The targeting list was clearly prioritised. Air defence batteries around Tehran and Isfahan have been hit. Command and control nodes in Tabriz and Shiraz are offline. But the real story is the destruction of Quds Force logistics hubs near the Iraqi border and the disabling of medium-range ballistic missile assembly facilities at Khojir. The US has effectively severed Iran’s ability to orchestrate a proxy escalation in the short term.

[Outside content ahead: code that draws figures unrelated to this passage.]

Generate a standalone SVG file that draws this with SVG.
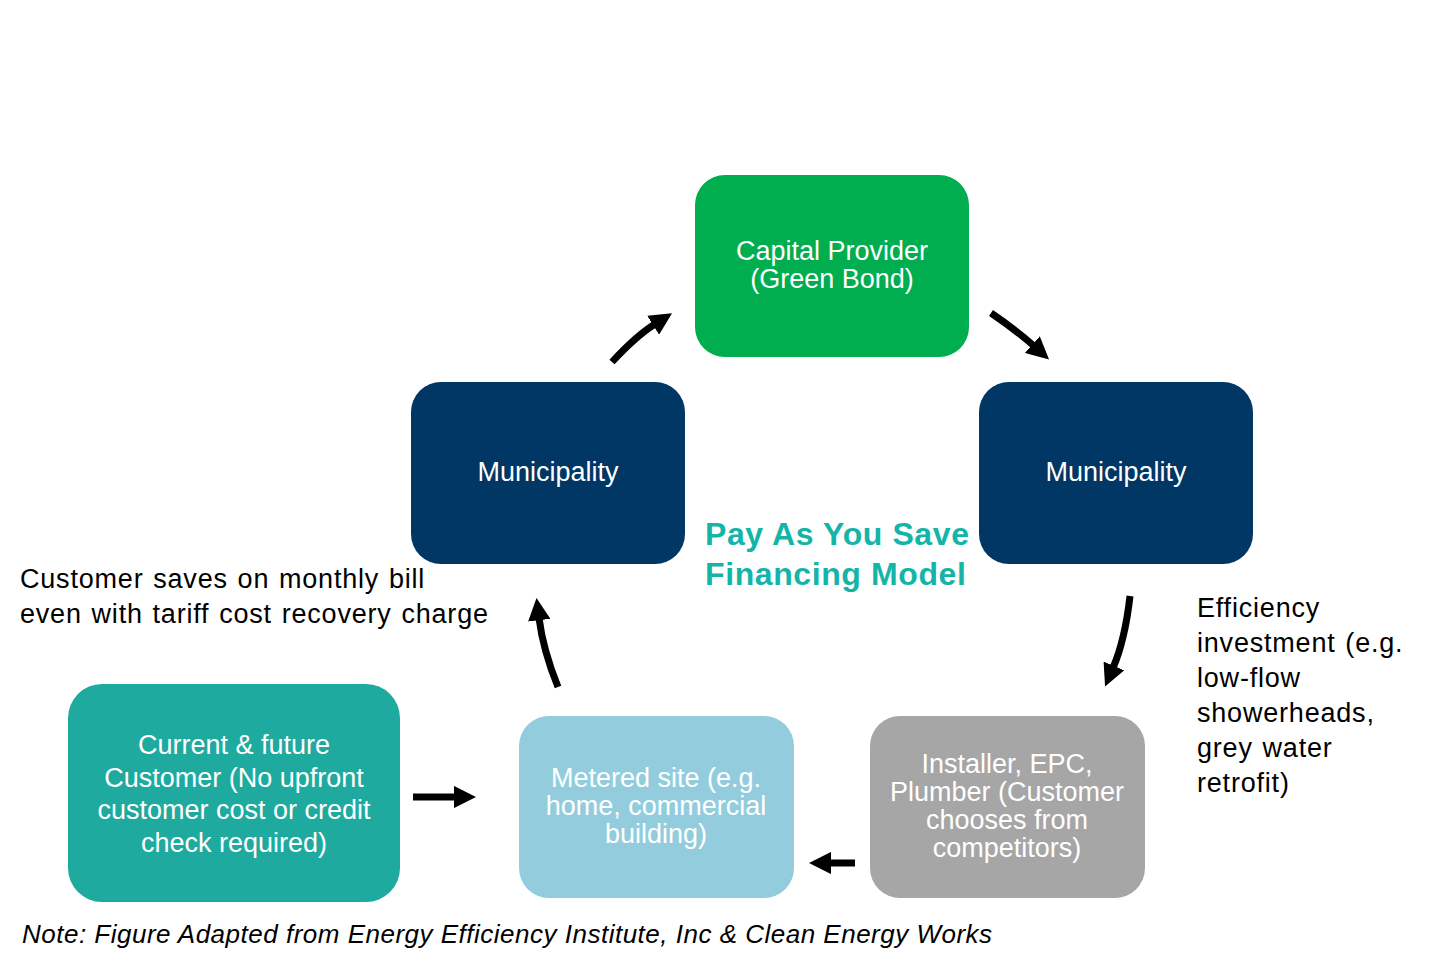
<svg xmlns="http://www.w3.org/2000/svg" width="1430" height="966" viewBox="0 0 1430 966">
<defs>
<style>
.box text{font-family:"Liberation Sans",Arial,sans-serif;font-size:27px;fill:#fff;text-anchor:middle}
.lbl{font-family:"Liberation Sans",Arial,sans-serif;font-size:27px;letter-spacing:0.8px;word-spacing:1.5px;fill:#000}
.note{font-family:"Liberation Sans",Arial,sans-serif;font-size:26px;font-style:italic;letter-spacing:0.5px;fill:#000}
.title{font-family:"Liberation Sans",Arial,sans-serif;font-size:32px;font-weight:bold;letter-spacing:0.6px;fill:#14B4A8}
.arr{fill:none;stroke:#000;stroke-width:7;marker-end:url(#ah)}
</style>
<marker id="ah" viewBox="0 0 10 10" markerWidth="3.2" markerHeight="3.2" refX="1" refY="5" orient="auto" markerUnits="strokeWidth">
<path d="M0,0 L10,5 L0,10 z" fill="#000"/>
</marker>
</defs>
<rect width="1430" height="966" fill="#fff"/>
<g id="capital" class="box">
<rect x="695" y="175" width="274" height="182" rx="30" fill="#00AE4F"/>
<text x="832" y="260">Capital Provider</text>
<text x="832" y="288">(Green Bond)</text>
</g>
<g id="muni-left" class="box">
<rect x="411" y="382" width="274" height="182" rx="30" fill="#003764"/>
<text x="548" y="481">Municipality</text>
</g>
<g id="muni-right" class="box">
<rect x="979" y="382" width="274" height="182" rx="30" fill="#003764"/>
<text x="1116" y="481">Municipality</text>
</g>
<g id="customer" class="box">
<rect x="68" y="684" width="332" height="218" rx="34" fill="#1FAAA0"/>
<text x="234" y="754">Current &amp; future</text>
<text x="234" y="787">Customer (No upfront</text>
<text x="234" y="819">customer cost or credit</text>
<text x="234" y="852">check required)</text>
</g>
<g id="metered" class="box">
<rect x="519" y="716" width="275" height="182" rx="30" fill="#93CDDD"/>
<text x="656" y="787">Metered site (e.g.</text>
<text x="656" y="815">home, commercial</text>
<text x="656" y="843">building)</text>
</g>
<g id="installer" class="box">
<rect x="870" y="716" width="275" height="182" rx="30" fill="#A6A6A6"/>
<text x="1007" y="773">Installer, EPC,</text>
<text x="1007" y="801">Plumber (Customer</text>
<text x="1007" y="829">chooses from</text>
<text x="1007" y="857">competitors)</text>
</g>
<g id="connectors">
<path class="arr" d="M612,362 Q636,336 655,324"/>
<path class="arr" d="M991,313 Q1016,330 1034,346"/>
<path class="arr" d="M1130,596 Q1125,640 1113,668"/>
<path class="arr" d="M558,687 Q543,650 539,618"/>
<path class="arr" d="M413,797 L456,797"/>
<path class="arr" d="M855,863 L829,863"/>
</g>
<g id="labels">
<text class="title" x="705" y="545">Pay As You Save</text>
<text class="title" x="705" y="585">Financing Model</text>
<text class="lbl" x="20" y="588">Customer saves on monthly bill</text>
<text class="lbl" x="20" y="623">even with tariff cost recovery charge</text>
<text class="lbl" x="1197" y="617">Efficiency</text>
<text class="lbl" x="1197" y="652">investment (e.g.</text>
<text class="lbl" x="1197" y="687">low-flow</text>
<text class="lbl" x="1197" y="722">showerheads,</text>
<text class="lbl" x="1197" y="757">grey water</text>
<text class="lbl" x="1197" y="792">retrofit)</text>
<text class="note" x="22" y="943">Note: Figure Adapted from Energy Efficiency Institute, Inc &amp; Clean Energy Works</text>
</g>
</svg>
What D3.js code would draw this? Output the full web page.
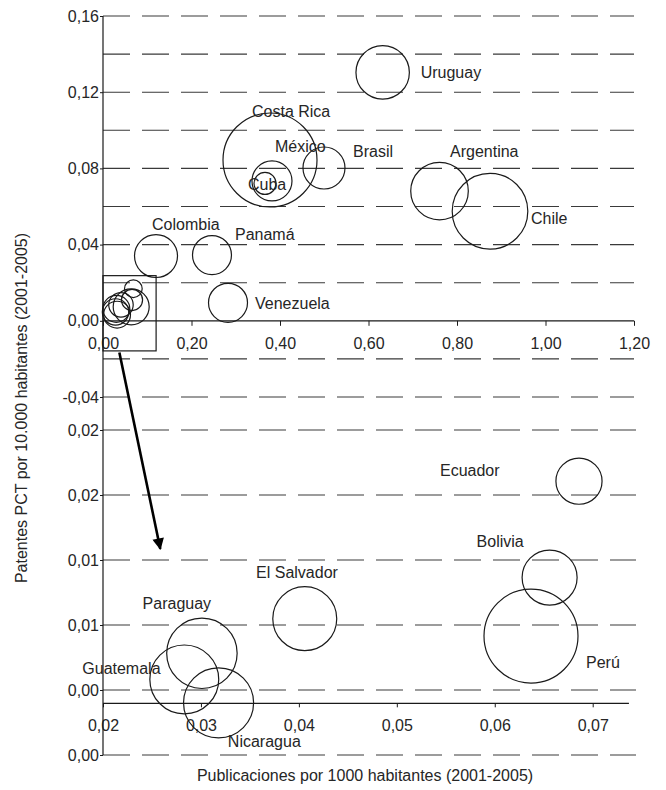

Consider the threat vector. A layered attack using B-2 Spirit stealth bombers for hardened bunkers, supplemented by long-range Tomahawk cruise missiles launched from destroyers in the Arabian Sea. No preliminary electronic warfare sweep. No warnings. The first indication the IRGC had was when the first penetrator bombs hit a depth of 30 metres below their headquarters at Khatam al-Anbiya. This is a textbook example of strategic decapitation.
What does this mean for regional security? Israel is now breathing easier, but European intelligence agencies are alarmed. The destruction of Iran’s monitoring stations on the Strait of Hormuz means a temporary blind spot for global oil tanker traffic. Any miscalculation by a drone operator in the Gulf could now trigger a secondary crisis. The US Sixth Fleet has already announced a no-sail zone within 200 nautical miles of Bandar Abbas.
The Iranian response will be asymmetric. Expect cyber attacks on American infrastructure within 72 hours. The IRGC’s cyber command, Mahna, has been dormant for weeks. That was not a coincidence. Deployed offensive malware likely to target power grids and port authorities in the US Gulf Coast. The UK’s National Cyber Security Centre has already raised the threat level to critical.
Logistics will be the decisive ground. The US has demonstrated it can project power at will, but can it sustain it? The strikes require a constant supply of precision munitions. With the Chinese navy repositioning in the South China Sea, there is a concern that US Pacific stocks are being cannibalised for this theatre. The Pentagon is not saying how many Tomahawks remain in theatre. That is a strategic liability.
This is not a one-off. This is a pivot. The US has shifted from containment to pre-emptive neutralisation. For analysts who tracked the movement of the USS Dwight D. Eisenhower carrier group three weeks ago, the actions were clear. Iran’s radar coverage was a known vulnerability. The false assumption that US political will for a large-scale engagement had dwindled was fatal.
Monitoring stations in Syria and Yemen have gone quiet. Hezbollah’s leadership in South Beirut is likely already in underground bunkers. The next 48 hours will define whether this remains a conventional punitive strike or escalates into a prolonged conflict. The war in Ukraine taught us that logistics wins. Here, the US has the edge, but overreach is a constant companion to dominance.